August 28, 2020
Like-kind exchanges are nothing new. Since 1921, the provisions outlined in the section of the United States Tax Code, known as “1031” have allowed taxpayers to defer taxes on certain assets. The caveat to this benefit is that earnings derived from the sale of the asset must be invested in another, similar asset.
The benefits derived from the like-kind (or 1031) exchange have made them widely popular in capital-intensive industries like farming, mining, car rental companies, and commercial real estate. As long as an investor buys a replacement property of the same value, or more, within a given time, he is shielded from paying capital gains tax until the replacement property is sold. However, it should be noted that an investor can repeatedly do 1031 exchanges until ultimately “cashing out.”
Like-kind exchanges have come under some scrutiny in recent years. Much of the scrutiny began in 2014 when the Congressional Joint Committee on Taxation (JCT) presented evidence that over ten years, a nearly $40 billion tax-revenue gain could be realized through the repeal of 1031. President Obama proposed a $1 million cap on 1031 tax savings and then proposed further restrictions two years later. Even the current administration under President Trump has put their fingerprint on Code 1031.
Per the IRS’s website, “Under the Tax Cuts and Jobs Act, Section 1031 now applies only to exchanges of real property and not to exchanges of personal or intangible property. An exchange of real property held primarily for sale still does not qualify as a like-kind exchange.” That means that exchanges centered on personal aircraft, machinery, equipment, and vehicles no longer qualify for non-recognition of gain or loss as like-kind exchanges. Real property is primarily land and any property attached directly to it. So, despite the latest restrictions, like-kind exchanges can still present a real opportunity for real estate investors.

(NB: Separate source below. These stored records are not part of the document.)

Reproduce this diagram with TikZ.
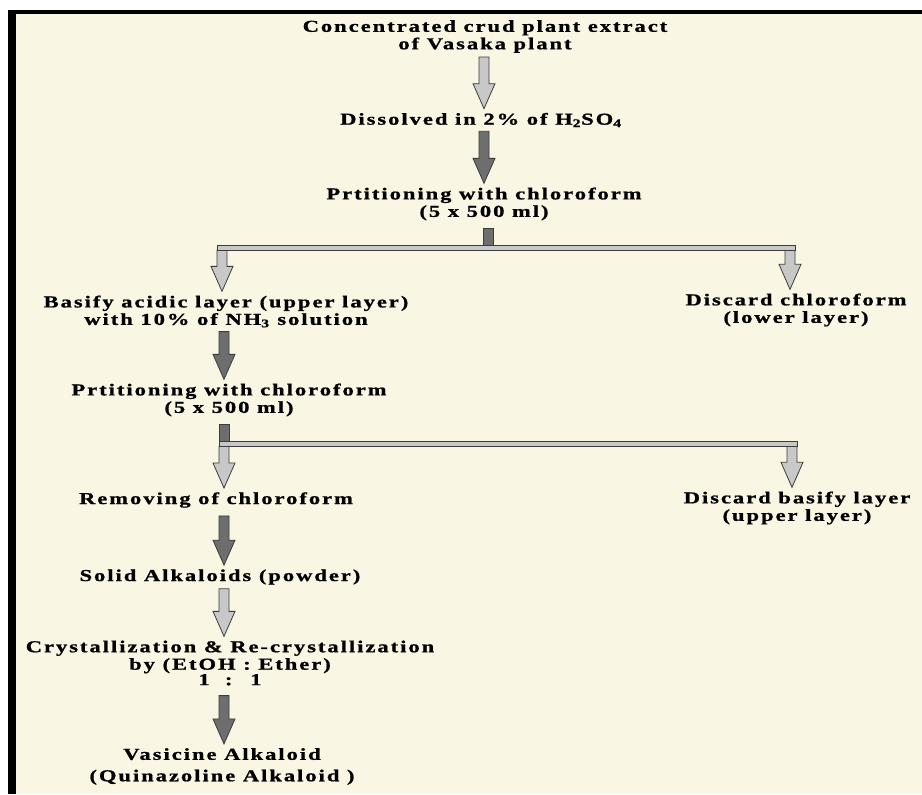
\documentclass[tikz,border=0pt]{standalone}
\usepackage{fontspec}
\setmainfont{Liberation Serif}[FakeStretch=1.35,LetterSpace=12,FakeBold=1]
\usetikzlibrary{calc,positioning}
\definecolor{paper}{RGB}{250,246,228}
\definecolor{lightgrey}{RGB}{200,200,200}
\definecolor{darkgrey}{RGB}{110,110,110}
\definecolor{edgegrey}{RGB}{60,60,60}
\tikzset{
  stage/.style={align=center,inner sep=3pt,font=\fontsize{12.5pt}{13.1pt}\selectfont\bfseries},
  lightarrow/.style={fill=lightgrey,draw=edgegrey,line width=0.6pt},
  darkarrow/.style={fill=darkgrey,draw=edgegrey,line width=0.6pt},
  splitbar/.style={fill=lightgrey,draw=edgegrey,line width=0.6pt}
}
\newcommand{\flowarrow}[3]{%
  \draw[#1] let \p1=(#2), \p2=(#3) in
    (\x1-3.75pt,\y1) -- (\x1+3.75pt,\y1) -- (\x1+3.75pt,\y2+18.75pt)
    -- (\x1+8.25pt,\y2+18.75pt) -- (\x1,\y2) -- (\x1-8.25pt,\y2+18.75pt)
    -- (\x1-3.75pt,\y2+18.75pt) -- cycle;}

\begin{document}
\begin{tikzpicture}[x=0.75pt,y=-0.75pt]
    \useasboundingbox (0,0) rectangle (922,794);
    \fill[white] (0,0) rectangle (922,794);
    \fill[paper] (16,14) rectangle (922,794);
    \fill[black] (8,10) rectangle (16,794);
    \fill[black] (8,10) rectangle (922,14);

    \coordinate (colM) at (484,0);
    \coordinate (colL) at (224,0);
    \coordinate (j1L) at (222,247.5);
    \coordinate (j1M) at (488,247.5);
    \coordinate (j1R) at (790,247.5);
    \coordinate (j2L) at (224,443.5);
    \coordinate (j2R) at (792,443.5);

    \node[stage] (crude) at (485,36.5) {Concentrated crud plant extract\\of Vasaka plant};
    \node[stage] (acid) at (481,120) {Dissolved in 2\% of H\textsubscript{2}SO\textsubscript{4}};
    \node[stage] (part1) at (484,204) {Prtitioning with chloroform\\(5 x 500 ml)};
    \node[stage] (basify) at (226,311.5) {Basify acidic layer (upper layer)\\with 10\% of NH\textsubscript{3} solution};
    \node[stage] (discard1) at (796,310) {Discard chloroform\\(lower layer)};
    \node[stage] (part2) at (229,400) {Prtitioning with chloroform\\(5 x 500 ml)};
    \node[stage] (remove) at (216,500) {Removing of chloroform};
    \node[stage] (discard2) at (797,508) {Discard basify layer\\(upper layer)};
    \node[stage] (solid) at (220,577) {Solid Alkaloids (powder)};
    \node[stage] (cryst) at (230,663) {Crystallization \& Re-crystallization\\by (EtOH : Ether)\\[-1.5pt]1 \ : \ 1};
    \node[stage] (vasicine) at (222,766.5) {Vasicine Alkaloid\\[3pt](Quinazoline Alkaloid )};

    \flowarrow{lightarrow}{colM |- crude.south}{colM |- acid.north}
    \flowarrow{darkarrow}{colM |- acid.south}{colM |- part1.north}
    \draw[darkarrow] ($(part1.south -| j1M)+(-5,4)$) rectangle ($(j1M)+(5,-2.5)$);
    \flowarrow{lightarrow}{$(j1L)+(0,2.5)$}{j1L |- basify.north}
    \flowarrow{lightarrow}{$(j1R)+(0,2.5)$}{j1R |- discard1.north}
    \draw[splitbar] ($(j1L)+(-5,-2.5)$) rectangle ($(j1R)+(5.5,2.5)$);
    \flowarrow{darkarrow}{colL |- basify.south}{colL |- part2.north}
    \draw[darkarrow] ($(part2.south -| j2L)+(-5,4)$) rectangle ($(j2L)+(5,-2.5)$);
    \flowarrow{lightarrow}{$(j2L)+(0,2.5)$}{j2L |- remove.north}
    \flowarrow{lightarrow}{$(j2R)+(0,2.5)$}{j2R |- discard2.north}
    \draw[splitbar] ($(j2L)+(-5,-2.5)$) rectangle ($(j2R)+(5.5,2.5)$);
    \flowarrow{darkarrow}{$(colL |- remove.south)+(0,4)$}{colL |- solid.north}
    \flowarrow{lightarrow}{colL |- solid.south}{colL |- cryst.north}
    \flowarrow{darkarrow}{$(colL |- cryst.south)+(0,6)$}{colL |- vasicine.north}
\end{tikzpicture}
\end{document}
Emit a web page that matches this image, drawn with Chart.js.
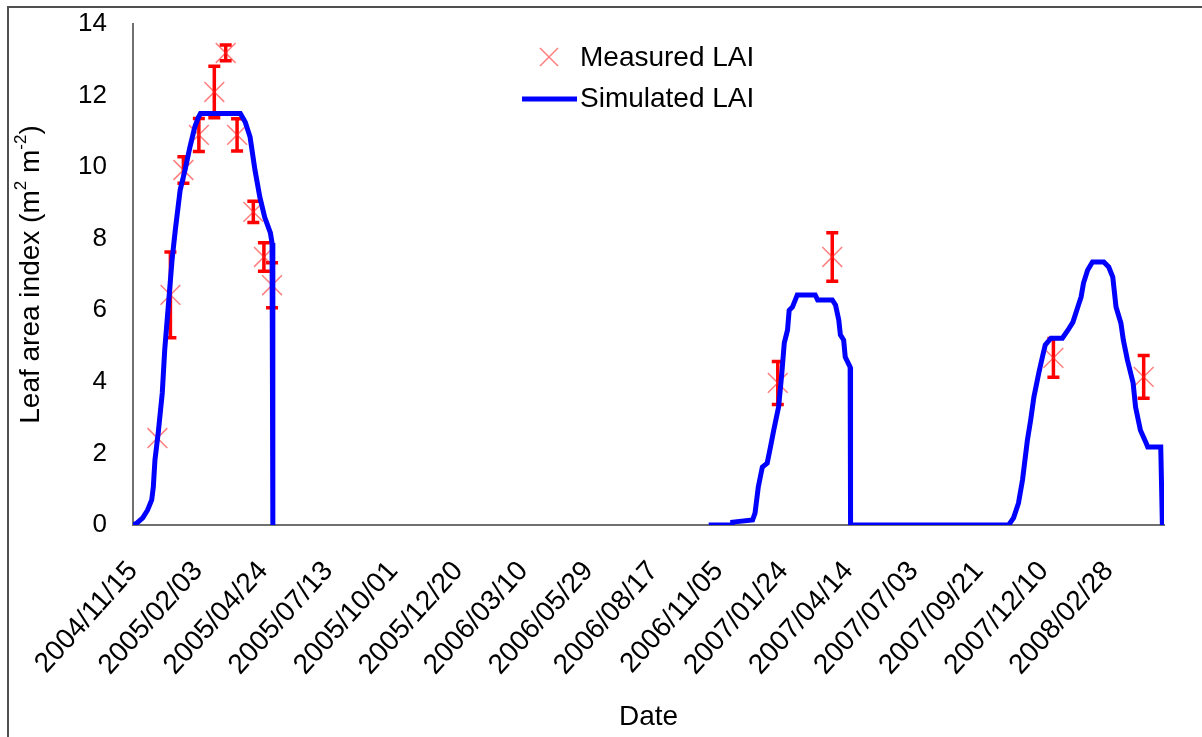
<!DOCTYPE html>
<html>
<head>
<meta charset="utf-8">
<script src="https://cdn.jsdelivr.net/npm/chart.js@4.4.1/dist/chart.umd.min.js"></script>
<style>
    html, body { margin: 0; padding: 0; background: #fff; }
    #wrap { width: 1202px; height: 737px; }
</style>
</head>
<body>
<div id="wrap"><canvas id="chartLai" width="1202" height="737"></canvas></div>
<script>
// day 0 of the x axis
const startDate = '2004/11/15';

const tickLabels = [
    '2004/11/15', '2005/02/03', '2005/04/24', '2005/07/13', '2005/10/01', '2005/12/20',
    '2006/03/10', '2006/05/29', '2006/08/17', '2006/11/05', '2007/01/24', '2007/04/14',
    '2007/07/03', '2007/09/21', '2007/12/10', '2008/02/28',
];

// measured LAI (days after start date), with error half-widths
const measuredDays = [30, 46, 62, 81, 100, 114, 128, 148, 161, 171, 793, 860, 1132, 1243];
const measuredLai = [2.43, 6.43, 9.92, 10.9, 12.1, 13.19, 10.9, 8.75, 7.49, 6.7, 3.97, 7.49, 4.67, 4.14];
const measuredErr = [0, 1.2, 0.37, 0.46, 0.72, 0.22, 0.45, 0.3, 0.4, 0.63, 0.6, 0.68, 0.54, 0.6];

// simulated LAI breakpoints (null = no simulation)
const simDays = [
    0, 5, 12, 18, 23, 25, 27, 31, 36, 39, 43, 48, 52, 58, 64, 70, 76, 80, 83, 132,
    138, 144, 150, 156, 162, 169, 171, 172,
    400,
    708, 737, 737.5, 762, 765, 769, 774, 780, 784, 788, 794, 798, 801, 805, 807, 811,
    817, 839, 842, 860, 864, 868, 870, 874, 876, 882, 882.5,
    1077, 1083, 1089, 1094, 1100, 1104, 1108, 1114, 1119, 1122, 1129, 1143, 1150, 1156,
    1162, 1166, 1169, 1174, 1180, 1194, 1200, 1205, 1209, 1215, 1218, 1223, 1230, 1233,
    1239, 1246, 1248, 1264, 1266,
];
const simLai = [
    0, 0.06, 0.2, 0.42, 0.7, 1.06, 1.82, 2.57, 3.69, 4.89, 6.0, 7.4, 8.24, 9.36, 9.92, 10.56, 11.12, 11.37, 11.5, 11.5,
    11.26, 10.84, 9.92, 9.16, 8.6, 8.16, 7.88, 0,
    null,
    0, 0, 0.08, 0.14, 0.33, 1.06, 1.62, 1.73, 2.18, 2.65, 3.3, 4.25, 5.09, 5.45, 6.0, 6.09,
    6.43, 6.43, 6.29, 6.29, 6.15, 5.73, 5.31, 5.17, 4.69, 4.41, 0,
    0, 0.2, 0.61, 1.26, 2.37, 2.93, 3.58, 4.25, 4.75, 5.03, 5.22, 5.22, 5.45, 5.67,
    6.09, 6.37, 6.76, 7.12, 7.35, 7.35, 7.21, 6.93, 6.09, 5.64, 5.17, 4.61, 3.97, 3.3,
    2.65, 2.29, 2.18, 2.18, 0,
];

const yTicks = [0, 2, 4, 6, 8, 10, 12, 14];

const FONT = "'Liberation Sans', Arial, sans-serif";
const DAY = 86400000;
const t0 = Date.UTC(2004, 10, 15);

function toDays(label) {
    const [y, m, d] = label.split('/').map(Number);
    return Math.round((Date.UTC(y, m - 1, d) - t0) / DAY);
}

function toLabel(days) {
    const dt = new Date(t0 + days * DAY);
    const p = n => String(n).padStart(2, '0');
    return dt.getUTCFullYear() + '/' + p(dt.getUTCMonth() + 1) + '/' + p(dt.getUTCDate());
}

const tickDays = tickLabels.map(toDays);

const measuredPoints = measuredDays.map((d, i) => ({ x: d, y: measuredLai[i] }));
const simPoints = simDays.map((d, i) => ({ x: d, y: simLai[i] }));

// outer frame of the figure
const framePlugin = {
    id: 'frame',
    beforeDraw(chart) {
        const ctx = chart.ctx;
        ctx.save();
        ctx.fillStyle = '#fff';
        ctx.fillRect(0, 0, chart.width, chart.height);
        ctx.strokeStyle = '#505050';
        ctx.lineWidth = 2;
        ctx.beginPath();
        ctx.moveTo(8, chart.height + 5);
        ctx.lineTo(8, 7);
        ctx.lineTo(chart.width + 5, 7);
        ctx.stroke();
        ctx.restore();
    },
};

// error bars of the measured points
const errorBarPlugin = {
    id: 'errorBars',
    beforeDatasetsDraw(chart) {
        const { ctx, scales: { x, y } } = chart;
        ctx.save();
        ctx.strokeStyle = '#ff0000';
        ctx.lineWidth = 3.5;
        measuredDays.forEach((d, i) => {
            const e = measuredErr[i];
            if (!e) return;
            const px = x.getPixelForValue(d);
            const top = y.getPixelForValue(measuredLai[i] + e);
            const bot = y.getPixelForValue(measuredLai[i] - e);
            ctx.beginPath();
            ctx.moveTo(px, top);
            ctx.lineTo(px, bot);
            ctx.moveTo(px - 6, top);
            ctx.lineTo(px + 6, top);
            ctx.moveTo(px - 6, bot);
            ctx.lineTo(px + 6, bot);
            ctx.stroke();
        });
        ctx.restore();
    },
};

// y title with superscripts, and the legend box
const labelsPlugin = {
    id: 'labels',
    afterDraw(chart) {
        const ctx = chart.ctx;
        const area = chart.chartArea;
        ctx.save();
        ctx.fillStyle = '#000';
        ctx.textBaseline = 'middle';

        // y axis title
        const big = '28px ' + FONT;
        const small = '17px ' + FONT;
        const parts = [
            ['Leaf area index (m', big, 0],
            ['2', small, -10],
            [' m', big, 0],
            ['-2', small, -10],
            [')', big, 0],
        ];
        let total = 0;
        parts.forEach(p => { ctx.font = p[1]; total += ctx.measureText(p[0]).width; });
        ctx.translate(31, (area.top + area.bottom) / 2);
        ctx.rotate(-Math.PI / 2);
        let cx = -total / 2;
        parts.forEach(p => {
            ctx.font = p[1];
            ctx.fillText(p[0], cx, p[2]);
            cx += ctx.measureText(p[0]).width;
        });
        ctx.setTransform(1, 0, 0, 1, 0, 0);

        // legend
        ctx.strokeStyle = 'rgba(255, 40, 40, 0.6)';
        ctx.lineWidth = 1.5;
        ctx.beginPath();
        ctx.moveTo(540, 48); ctx.lineTo(558, 66);
        ctx.moveTo(558, 48); ctx.lineTo(540, 66);
        ctx.stroke();
        ctx.strokeStyle = '#0000ff';
        ctx.lineWidth = 5;
        ctx.beginPath();
        ctx.moveTo(522, 99); ctx.lineTo(577, 99);
        ctx.stroke();
        ctx.font = '28px ' + FONT;
        ctx.fillText('Measured LAI', 580, 58);
        ctx.fillText('Simulated LAI', 580, 99);
        ctx.restore();
    },
};

new Chart(document.getElementById('chartLai').getContext('2d'), {
    type: 'scatter',
    data: {
        datasets: [
            {
                label: 'Measured LAI',
                data: measuredPoints,
                pointStyle: 'crossRot',
                radius: 14,
                borderColor: 'rgba(255, 40, 40, 0.6)',
                backgroundColor: 'rgba(255, 40, 40, 0.6)',
                borderWidth: 1.5,
                order: 1,
            },
            {
                label: 'Simulated LAI',
                type: 'line',
                data: simPoints,
                borderColor: '#0000ff',
                borderWidth: 5,
                pointRadius: 0,
                tension: 0,
                fill: false,
                spanGaps: false,
                order: 0,
            },
        ],
    },
    options: {
        responsive: false,
        animation: false,
        devicePixelRatio: 1,
        layout: { autoPadding: false, padding: { left: 0, top: 24, right: 38, bottom: 0 } },
        plugins: {
            legend: { display: false },
            tooltip: { enabled: false },
        },
        scales: {
            x: {
                type: 'linear',
                min: 0,
                max: 1268,
                grid: { display: false, drawTicks: false },
                border: { display: true, color: '#707070', width: 2 },
                afterBuildTicks: scale => { scale.ticks = tickDays.map(v => ({ value: v })); },
                afterFit: scale => {
                    scale.height = 212;
                    scale.paddingLeft = 0;
                    scale.paddingRight = 0;
                },
                ticks: {
                    autoSkip: false,
                    minRotation: 48,
                    maxRotation: 48,
                    padding: 30,
                    color: '#000',
                    font: { family: FONT, size: 28 },
                    callback: v => toLabel(v),
                },
                title: {
                    display: true,
                    text: 'Date',
                    color: '#000',
                    font: { family: FONT, size: 28 },
                    padding: { top: 0, bottom: 3 },
                },
            },
            y: {
                min: 0,
                max: 14,
                grid: { display: false, drawTicks: false },
                border: { display: true, color: '#707070', width: 2 },
                afterBuildTicks: scale => { scale.ticks = yTicks.map(v => ({ value: v })); },
                afterFit: scale => {
                    scale.width = 133;
                    scale.paddingTop = 0;
                    scale.paddingBottom = 0;
                },
                ticks: {
                    padding: 26,
                    color: '#000',
                    font: { family: FONT, size: 26 },
                },
            },
        },
    },
    plugins: [framePlugin, errorBarPlugin, labelsPlugin],
});
</script>
</body>
</html>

There are some pretty rigid rules surrounding 1031 exchanges, like using a qualified intermediary to facilitate the exchange. There are time constraints, and investors must also be sure of exchanging properties of the same nature or character. Fortunately, real properties generally are of like-kind, regardless of whether they’re improved or unimproved. Despite the hurdles, the benefits to an investor can be significant, including:
- Deferral of capital gains taxes
- Acquisition of a property with better returns
- Consolidation of properties into a single property
- Resetting depreciation.
So, yes, 1031 exchanges are still a thing. They can also offer immense benefits. While they can be tricky to execute, even for savvy investors, an experienced real estate firm can appropriately guide you through the exchange process.